Exercise brief: Leave out the pictures and set down exactly the lines from the start of the listing through the one with "-- (est0.south east);", both included.

************

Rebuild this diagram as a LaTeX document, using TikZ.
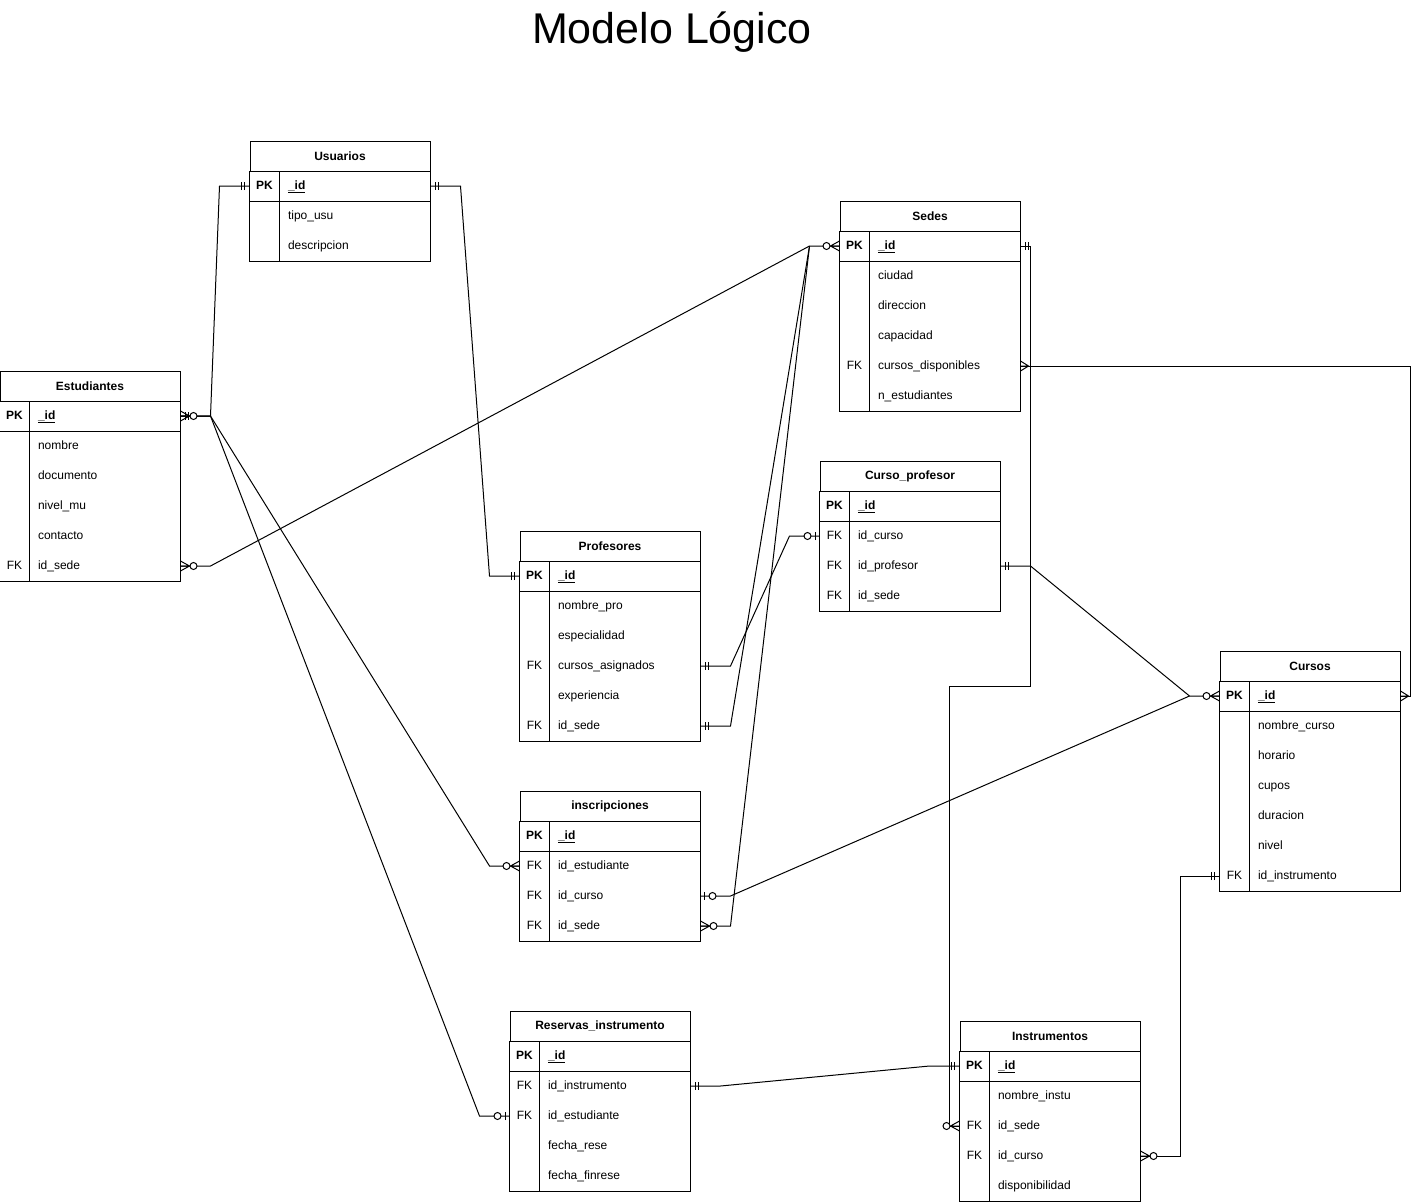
\documentclass[tikz,border=0pt]{standalone}
\usepackage{fontspec}
\setmainfont{Liberation Sans}
\begin{document}
\begin{tikzpicture}[x=1pt, y=-1pt, line width=1pt,
    font=\fontsize{12}{14}\selectfont,
    tabtitle/.style={draw, minimum width=180pt, minimum height=30pt, inner sep=0pt, font=\fontsize{12}{14}\selectfont\bfseries},
    rowbox/.style={inner xsep=38pt, inner ysep=0pt, text width=104pt, align=left, minimum height=30pt, text height=9pt, text depth=3pt},
    keytxt/.style={inner sep=0pt, text height=9pt, text depth=3pt},
    mandone/.pic={\draw (5,-4) -- (5,4) (8,-4) -- (8,4);},
    zeroone/.pic={\draw (4,-4) -- (4,4); \draw[fill=white] (12,0) circle (3.5);},
    zeromany/.pic={\draw (0,-5) -- (9,0) -- (0,5) (0,0) -- (9,0); \draw[fill=white] (13,0) circle (3.5);},
    crowmany/.pic={\draw (0,-5) -- (8,0) -- (0,5) (0,0) -- (8,0);}]
    \useasboundingbox (0,0) rectangle (1421,1202);
    \node[font=\fontsize{43}{50}\selectfont, anchor=base] (titulo) at (672,43) {Modelo Lógico};

    % Usuarios
    \node[tabtitle] (usu) at (340,156) {Usuarios};
    \foreach \k/\f [count=\i from 0] in {\textbf{PK}/\textbf{\underline{\_id}}, /tipo\_usu, /descripcion} {
        \node[rowbox] (usu\i) at (340,186+30*\i) {\f};
        \node[keytxt] at ([xshift=15pt]usu\i.west) {\k};
    }
    \draw (usu.south west) rectangle (usu2.south east) ([xshift=30pt]usu.south west) -- ([xshift=30pt]usu2.south west) (usu0.south west) -- (usu0.south east);

    % Estudiantes
    \node[tabtitle] (est) at (90,386) {Estudiantes};
    \foreach \k/\f [count=\i from 0] in {\textbf{PK}/\textbf{\underline{\_id}}, /nombre, /documento, /nivel\_mu, /contacto, FK/id\_sede} {
        \node[rowbox] (est\i) at (90,416+30*\i) {\f};
        \node[keytxt] at ([xshift=15pt]est\i.west) {\k};
    }
    \draw (est.south west) rectangle (est5.south east) ([xshift=30pt]est.south west) -- ([xshift=30pt]est5.south west) (est0.south west) -- (est0.south east);

    % Sedes
    \node[tabtitle] (sed) at (930,216) {Sedes};
    \foreach \k/\f [count=\i from 0] in {\textbf{PK}/\textbf{\underline{\_id}}, /ciudad, /direccion, /capacidad, FK/cursos\_disponibles, /n\_estudiantes} {
        \node[rowbox] (sed\i) at (930,246+30*\i) {\f};
        \node[keytxt] at ([xshift=15pt]sed\i.west) {\k};
    }
    \draw (sed.south west) rectangle (sed5.south east) ([xshift=30pt]sed.south west) -- ([xshift=30pt]sed5.south west) (sed0.south west) -- (sed0.south east);

    % Curso_profesor
    \node[tabtitle] (cpr) at (910,476) {Curso\_profesor};
    \foreach \k/\f [count=\i from 0] in {\textbf{PK}/\textbf{\underline{\_id}}, FK/id\_curso, FK/id\_profesor, FK/id\_sede} {
        \node[rowbox] (cpr\i) at (910,506+30*\i) {\f};
        \node[keytxt] at ([xshift=15pt]cpr\i.west) {\k};
    }
    \draw (cpr.south west) rectangle (cpr3.south east) ([xshift=30pt]cpr.south west) -- ([xshift=30pt]cpr3.south west) (cpr0.south west) -- (cpr0.south east);

    % Profesores
    \node[tabtitle] (pro) at (610,546) {Profesores};
    \foreach \k/\f [count=\i from 0] in {\textbf{PK}/\textbf{\underline{\_id}}, /nombre\_pro, /especialidad, FK/cursos\_asignados, /experiencia, FK/id\_sede} {
        \node[rowbox] (pro\i) at (610,576+30*\i) {\f};
        \node[keytxt] at ([xshift=15pt]pro\i.west) {\k};
    }
    \draw (pro.south west) rectangle (pro5.south east) ([xshift=30pt]pro.south west) -- ([xshift=30pt]pro5.south west) (pro0.south west) -- (pro0.south east);

    % inscripciones
    \node[tabtitle] (isc) at (610,806) {inscripciones};
    \foreach \k/\f [count=\i from 0] in {\textbf{PK}/\textbf{\underline{\_id}}, FK/id\_estudiante, FK/id\_curso, FK/id\_sede} {
        \node[rowbox] (isc\i) at (610,836+30*\i) {\f};
        \node[keytxt] at ([xshift=15pt]isc\i.west) {\k};
    }
    \draw (isc.south west) rectangle (isc3.south east) ([xshift=30pt]isc.south west) -- ([xshift=30pt]isc3.south west) (isc0.south west) -- (isc0.south east);

    % Cursos
    \node[tabtitle] (cur) at (1310,666) {Cursos};
    \foreach \k/\f [count=\i from 0] in {\textbf{PK}/\textbf{\underline{\_id}}, /nombre\_curso, /horario, /cupos, /duracion, /nivel, FK/id\_instrumento} {
        \node[rowbox] (cur\i) at (1310,696+30*\i) {\f};
        \node[keytxt] at ([xshift=15pt]cur\i.west) {\k};
    }
    \draw (cur.south west) rectangle (cur6.south east) ([xshift=30pt]cur.south west) -- ([xshift=30pt]cur6.south west) (cur0.south west) -- (cur0.south east);

    % Reservas_instrumento
    \node[tabtitle] (res) at (600,1026) {Reservas\_instrumento};
    \foreach \k/\f [count=\i from 0] in {\textbf{PK}/\textbf{\underline{\_id}}, FK/id\_instrumento, FK/id\_estudiante, /fecha\_rese, /fecha\_finrese} {
        \node[rowbox] (res\i) at (600,1056+30*\i) {\f};
        \node[keytxt] at ([xshift=15pt]res\i.west) {\k};
    }
    \draw (res.south west) rectangle (res4.south east) ([xshift=30pt]res.south west) -- ([xshift=30pt]res4.south west) (res0.south west) -- (res0.south east);

    % Instrumentos
    \node[tabtitle] (itm) at (1050,1036) {Instrumentos};
    \foreach \k/\f [count=\i from 0] in {\textbf{PK}/\textbf{\underline{\_id}}, /nombre\_instu, FK/id\_sede, FK/id\_curso, /disponibilidad} {
        \node[rowbox] (itm\i) at (1050,1066+30*\i) {\f};
        \node[keytxt] at ([xshift=15pt]itm\i.west) {\k};
    }
    \draw (itm.south west) rectangle (itm4.south east) ([xshift=30pt]itm.south west) -- ([xshift=30pt]itm4.south west) (itm0.south west) -- (itm0.south east);

    % relaciones
    \draw (usu0.west) -- ++(-30,0) -- ([xshift=30pt]est0.east) -- (est0.east);
    \draw (usu0.east) -- ++(30,0) -- ([xshift=-30pt]pro0.west) -- (pro0.west);
    \draw (est5.east) -- ++(30,0) -- ([xshift=-30pt]sed0.west) -- (sed0.west);
    \draw (pro3.east) -- ++(30,0) -- ([xshift=-30pt]cpr1.west) -- (cpr1.west);
    \draw (pro5.east) -- ++(30,0) -- ([xshift=-30pt]sed0.west);
    \draw (isc3.east) -- ++(30,0) -- ([xshift=-30pt]sed0.west);
    \draw (isc2.east) -- ++(30,0) -- ([xshift=-30pt]cur0.west) -- (cur0.west);
    \draw (cpr2.east) -- ++(30,0) -- ([xshift=-30pt]cur0.west);
    \draw (sed0.east) -- ++(10,0) -- ++(0,440) -| ([xshift=-10pt]itm2.west) -- (itm2.west);
    \draw (sed4.east) -| ([xshift=10pt]cur0.east) -- (cur0.east);
    \draw (res1.east) -- ++(30,0) -- ([xshift=-30pt]itm0.west) -- (itm0.west);
    \draw (est0.east) -- ++(30,0) -- ([xshift=-30pt]isc1.west) -- (isc1.west);
    \draw (est0.east) -- ++(30,0) -- ([xshift=-30pt]res2.west) -- (res2.west);
    \draw (itm3.east) -- ++(40,0) |- (cur6.west);

    % cardinalidades
    \path (usu0.west) pic[rotate=180]{mandone} (usu0.east) pic{mandone}
        (est0.east) pic{zeromany} (est0.east) pic{mandone}
        (pro0.west) pic[rotate=180]{mandone}
        (est5.east) pic{zeromany} (sed0.west) pic[rotate=180]{zeromany}
        (pro3.east) pic{mandone} (cpr1.west) pic[rotate=180]{zeroone}
        (pro5.east) pic{mandone} (isc3.east) pic{zeromany}
        (isc2.east) pic{zeroone} (cur0.west) pic[rotate=180]{zeromany}
        (cpr2.east) pic{mandone}
        (sed0.east) pic{mandone} (itm2.west) pic[rotate=180]{zeromany}
        (sed4.east) pic{crowmany} (cur0.east) pic{crowmany}
        (res1.east) pic{mandone} (itm0.west) pic[rotate=180]{mandone}
        (isc1.west) pic[rotate=180]{zeromany}
        (res2.west) pic[rotate=180]{zeroone}
        (itm3.east) pic{zeromany} (cur6.west) pic[rotate=180]{mandone};
\end{tikzpicture}
\end{document}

************

Solved exercise:
Rebuild this diagram as a LaTeX document, using TikZ.
\documentclass[tikz,border=0pt]{standalone}
\usepackage{fontspec}
\setmainfont{Liberation Sans}
\begin{document}
\begin{tikzpicture}[x=1pt, y=-1pt, line width=1pt,
    font=\fontsize{12}{14}\selectfont,
    tabtitle/.style={draw, minimum width=180pt, minimum height=30pt, inner sep=0pt, font=\fontsize{12}{14}\selectfont\bfseries},
    rowbox/.style={inner xsep=38pt, inner ysep=0pt, text width=104pt, align=left, minimum height=30pt, text height=9pt, text depth=3pt},
    keytxt/.style={inner sep=0pt, text height=9pt, text depth=3pt},
    mandone/.pic={\draw (5,-4) -- (5,4) (8,-4) -- (8,4);},
    zeroone/.pic={\draw (4,-4) -- (4,4); \draw[fill=white] (12,0) circle (3.5);},
    zeromany/.pic={\draw (0,-5) -- (9,0) -- (0,5) (0,0) -- (9,0); \draw[fill=white] (13,0) circle (3.5);},
    crowmany/.pic={\draw (0,-5) -- (8,0) -- (0,5) (0,0) -- (8,0);}]
    \useasboundingbox (0,0) rectangle (1421,1202);
    \node[font=\fontsize{43}{50}\selectfont, anchor=base] (titulo) at (672,43) {Modelo Lógico};

    % Usuarios
    \node[tabtitle] (usu) at (340,156) {Usuarios};
    \foreach \k/\f [count=\i from 0] in {\textbf{PK}/\textbf{\underline{\_id}}, /tipo\_usu, /descripcion} {
        \node[rowbox] (usu\i) at (340,186+30*\i) {\f};
        \node[keytxt] at ([xshift=15pt]usu\i.west) {\k};
    }
    \draw (usu.south west) rectangle (usu2.south east) ([xshift=30pt]usu.south west) -- ([xshift=30pt]usu2.south west) (usu0.south west) -- (usu0.south east);

    % Estudiantes
    \node[tabtitle] (est) at (90,386) {Estudiantes};
    \foreach \k/\f [count=\i from 0] in {\textbf{PK}/\textbf{\underline{\_id}}, /nombre, /documento, /nivel\_mu, /contacto, FK/id\_sede} {
        \node[rowbox] (est\i) at (90,416+30*\i) {\f};
        \node[keytxt] at ([xshift=15pt]est\i.west) {\k};
    }
    \draw (est.south west) rectangle (est5.south east) ([xshift=30pt]est.south west) -- ([xshift=30pt]est5.south west) (est0.south west) -- (est0.south east);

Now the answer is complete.